Parkland creates pipeline for future leaders
Special to The Dallas Examiner | 6/12/2017, 10:38 a.m.
Special to The Dallas Examiner
In an effort to combat the nationwide shortage of health care professionals, Parkland Health and Hospital System through its Parkland Academy is committed to a partnership with local school systems in order to expose young people to various health care careers. Through various internship programs, students gain practical experience to complement the academic training received during the school year.
In 1993, Sen. Royce West established the Dr. Emmett J. Conrad Leadership Program, an internship program through a partnership with Paul Quinn College and the Texas Veterans Land Board to assist the college’s students in gaining employment experience. The program is named in honor of the renowned Dallas African American physician and education advocate.
The knowledge obtained at Parkland as part of the program paved the way for full-time employment at the hospital system for Tiffany Haley.
“My experience as a hospital operations intern was far beyond my initial expectations. I was never treated like an ‘intern,’” said Haley, now a Career Development Program Coordinator in Parkland’s Office of Talent Management. “I had the privilege of working alongside hospital administrators on several initiatives, shadowed department leaders and gained professional mentors during my internship.”
Haley was also afforded the opportunity to coordinate Parkland’s monthly “Lunch and Learn” sessions for hospital staff and along the way honed her project planning and implementation skills, something that has come in handy in her new role.
Fallon Wallace, who is completing an Administrative Residency program, has been witness to history-making changes in the two years she’s been at the hospital system. By far the biggest change was the move from the 1950s era building to the new state-of-the-art hospital in August 2015.
“Although the move to the new hospital was a huge project and involved almost every area, that was just a small portion of the experience I’ve gained over the past two years,” Wallace said.
Her residency has included gleaning knowledge from nursing, compliance, regulatory, finance, government and community relations, hospital administration and even Parkland’s Board of Managers. Having completed her master’s degree in health care management as well as her MBA, Wallace hopes to pursue a career in population health.
For those still enrolled in school, the Collegiate Fellows program sponsored by the Parkland Auxiliary gives students an opportunity to work 40 hours a week during the summer in a department that closely matches their area of interest.

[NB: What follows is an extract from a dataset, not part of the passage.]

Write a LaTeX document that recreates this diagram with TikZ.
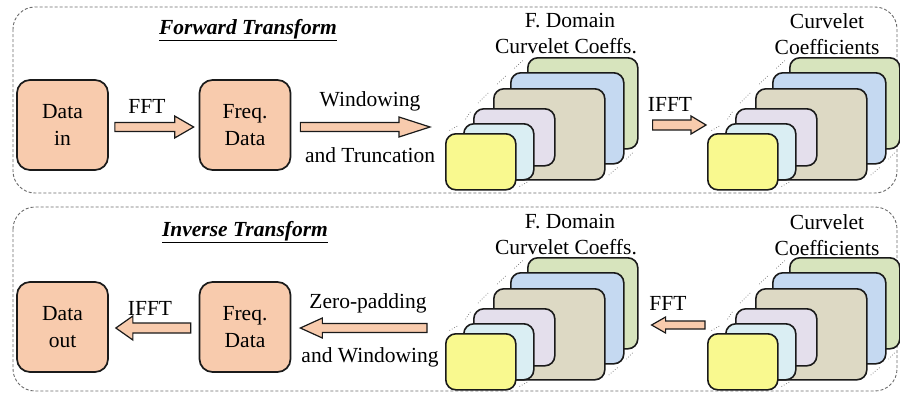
\documentclass[tikz,border=0pt]{standalone}
\usepackage{fontspec}
\setmainfont{Liberation Serif}
\usetikzlibrary{calc}
\definecolor{peach}{HTML}{F8CBAD}
\definecolor{cyel}{HTML}{F9F98F}
\definecolor{clb}{HTML}{DAEEF3}
\definecolor{clav}{HTML}{E4DFEC}
\definecolor{ctan}{HTML}{DDD9C4}
\definecolor{cblu}{HTML}{C5D9F1}
\definecolor{cgrn}{HTML}{D7E4BD}
\definecolor{edge}{HTML}{1A1A1A}
\tikzset{
 frame/.style={draw=gray!85!black, dash pattern=on 3pt off 2pt, line width=0.9pt, rounded corners=22pt},
 databox/.style={draw=edge, fill=peach, line width=1.7pt, rounded corners=13pt, minimum width=91pt, minimum height=90pt, align=center, inner sep=0pt, font=\fontsize{21.5}{27}\selectfont},
 layer/.style={draw=edge, line width=1.6pt, rounded corners=10pt, inner sep=0pt, anchor=north west},
 lbl/.style={font=\fontsize{21.5}{26}\selectfont, inner sep=0pt},
 ttl/.style={font=\fontsize{21.5}{26}\selectfont\bfseries\itshape, inner sep=0pt},
 barrow/.style={draw=edge, fill=peach, line width=1.2pt, line join=miter},
 persp/.style={draw=black!60, dotted, line width=0.7pt},
}
% #1 start, #2 tip, #3 shaft half, #4 head half, #5 signed head length
\newcommand\blockarrow[5]{%
 \draw[barrow] let \p1=(#1), \p2=(#2) in
 (\x1,{\y1+#3}) -- ({\x2-(#5)},{\y1+#3}) -- ({\x2-(#5)},{\y1+#4}) -- (\x2,\y1)
 -- ({\x2-(#5)},{\y1-#4}) -- ({\x2-(#5)},{\y1-#3}) -- (\x1,{\y1-#3}) -- cycle;}
\newcommand\pseg[2]{\draw[persp] ($(#1)!0.25!(#2)$) -- ($(#1)!0.75!(#2)$);}
% #1 prefix, #2 dx, #3 dy
\newcommand\cstack[3]{%
 \begin{scope}[shift={(#2,#3)}]
  \coordinate (#1gn) at (527,57);  \coordinate (#1gs) at (637,148);
  \coordinate (#1bn) at (510,72);  \coordinate (#1bs) at (623,163);
  \coordinate (#1tn) at (493,88);  \coordinate (#1ts) at (604,179);
  \coordinate (#1ln) at (473,108); \coordinate (#1ls) at (554,165);
  \coordinate (#1cn) at (463,123); \coordinate (#1cs) at (533,179);
  \coordinate (#1yn) at (445,133); \coordinate (#1ys) at (515,189);
  \pseg{#1yn}{#1cn}\pseg{#1cn}{#1ln}\pseg{#1ln}{#1tn}\pseg{#1tn}{#1bn}\pseg{#1bn}{#1gn}
  \pseg{#1ys}{#1cs}\pseg{#1cs}{#1ls}\pseg{#1ls}{#1ts}\pseg{#1ts}{#1bs}\pseg{#1bs}{#1gs}
  \node[layer, fill=cgrn, minimum width=110pt, minimum height=91pt] (#1g) at (#1gn) {};
  \node[layer, fill=cblu, minimum width=113pt, minimum height=91pt] (#1b) at (#1bn) {};
  \node[layer, fill=ctan, minimum width=111pt, minimum height=91pt] (#1t) at (#1tn) {};
  \node[layer, fill=clav, minimum width=81pt, minimum height=57pt] (#1l) at (#1ln) {};
  \node[layer, fill=clb, minimum width=70pt, minimum height=56pt] (#1c) at (#1cn) {};
  \node[layer, fill=cyel, minimum width=70pt, minimum height=56pt] (#1y) at (#1yn) {};
 \end{scope}}
\begin{document}
\begin{tikzpicture}[x=1pt,y=-1pt]
\useasboundingbox (0,0) rectangle (900,394);
\fill[white] (0,0) rectangle (900,394);
% frames
\draw[frame] (13,7) rectangle (897,193);
\draw[frame] (13,207) rectangle (897,391);
% ---------- forward ----------
\node[ttl] (tf) at (248,30) {\underline{Forward Transform}};
\node[databox] (din) at (62.5,125) {Data\\in};
\node[databox] (fd1) at (245,125) {Freq.\\Data};
\cstack{a}{0}{0}
\cstack{b}{262}{0}
\blockarrow{$(din.east)+(6,2)$}{$(fd1.west)+(-5,2)$}{4.5pt}{11pt}{19pt}
\node[lbl] (l1) at (147,106) {FFT};
\blockarrow{$(fd1.east)+(9,2)$}{$(ay.west)+(-15,0)$}{4.5pt}{10pt}{31pt}
\node[lbl] (l2) at (370,101) {Windowing};
\node[lbl] (l3) at (370,155) {and Truncation};
\blockarrow{$(ag.east |- din.east)+(14,0)$}{$(by.west)+(-1,0)$}{5pt}{9pt}{15pt}
\node[lbl] (l4) at (670,104) {IFFT};
\node[lbl] (l5) at (570,21) {F. Domain};
\node[lbl] (l6) at (566,46) {Curvelet Coeffs.};
\node[lbl] (l7) at (827,21) {Curvelet};
\node[lbl] (l8) at (827,47) {Coefficients};
% ---------- inverse ----------
\node[ttl] (ti) at (245,232) {\underline{Inverse Transform}};
\node[databox] (dout) at (62.5,327) {Data\\out};
\node[databox] (fd2) at (245,327) {Freq.\\Data};
\cstack{c}{0}{200}
\cstack{d}{262}{200}
\blockarrow{$(fd2.west)+(-8,1)$}{$(dout.east)+(7,1)$}{5pt}{12pt}{-17pt}
\node[lbl] (m1) at (150,308) {IFFT};
\blockarrow{$(cy.west |- fd2.east)+(-18,1)$}{$(fd2.east)+(9,1)$}{4.5pt}{10pt}{-22pt}
\node[lbl] (m2) at (368,303) {Zero-padding};
\node[lbl] (m3) at (370,357) {and Windowing};
\blockarrow{$(dy.west |- fd2.east)+(-2,-2)$}{$(cg.east |- fd2.east)+(13,-2)$}{4pt}{8pt}{-14pt}
\node[lbl] (m4) at (668,303) {FFT};
\node[lbl] (m5) at (570,222) {F. Domain};
\node[lbl] (m6) at (566,247) {Curvelet Coeffs.};
\node[lbl] (m7) at (827,222) {Curvelet};
\node[lbl] (m8) at (827,248) {Coefficients};
\end{tikzpicture}
\end{document}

For Robert Behrens, senior public relations specialist at Parkland, that meant gaining insight into the health care industry as well as developing career skills that he uses daily.
“I came to Parkland in 2005, working in the Corporate Communications department as a Collegiate Fellow while I completed my journalism degree. While I gained valuable experience in my career field, the program also gave me the opportunity to speak to healthcare experts and tour areas throughout the Parkland system,” Behrens said.
The Parkland Academy also partners with groups such as the Mayor’s Intern Fellows Program to provide opportunities for Dallas-area high school students. Designed in 2007 by Education is Freedom, the Mayor’s Program is an eight-week, paid summer internship that introduces Dallas public high school students to careers and employment opportunities in industries and companies where they have expressed interest.
“We want to make sure that every intern has a meaningful experience while they’re at Parkland. That’s why we set SMART goals with projects and programs that will benefit both the student and Parkland,” said Kathi Hakes, manager of Parkland’s education programs. “The students have taken on some very innovative projects which, in some cases, led to changes in how we do business.”
Past projects have included changing the way Parkland does exit surveys with employees who are leaving the system and revamping the 911 contact database used in the North Texas Poison Center at Parkland.
“We had one student who expressed an interest in Pastoral Care and for their internship was partnered with Parkland’s chaplains. That student is now pursuing a career in the spiritual field,” Hakes said, noting that other students are preparing for careers as physicians, nurses and pharmacists.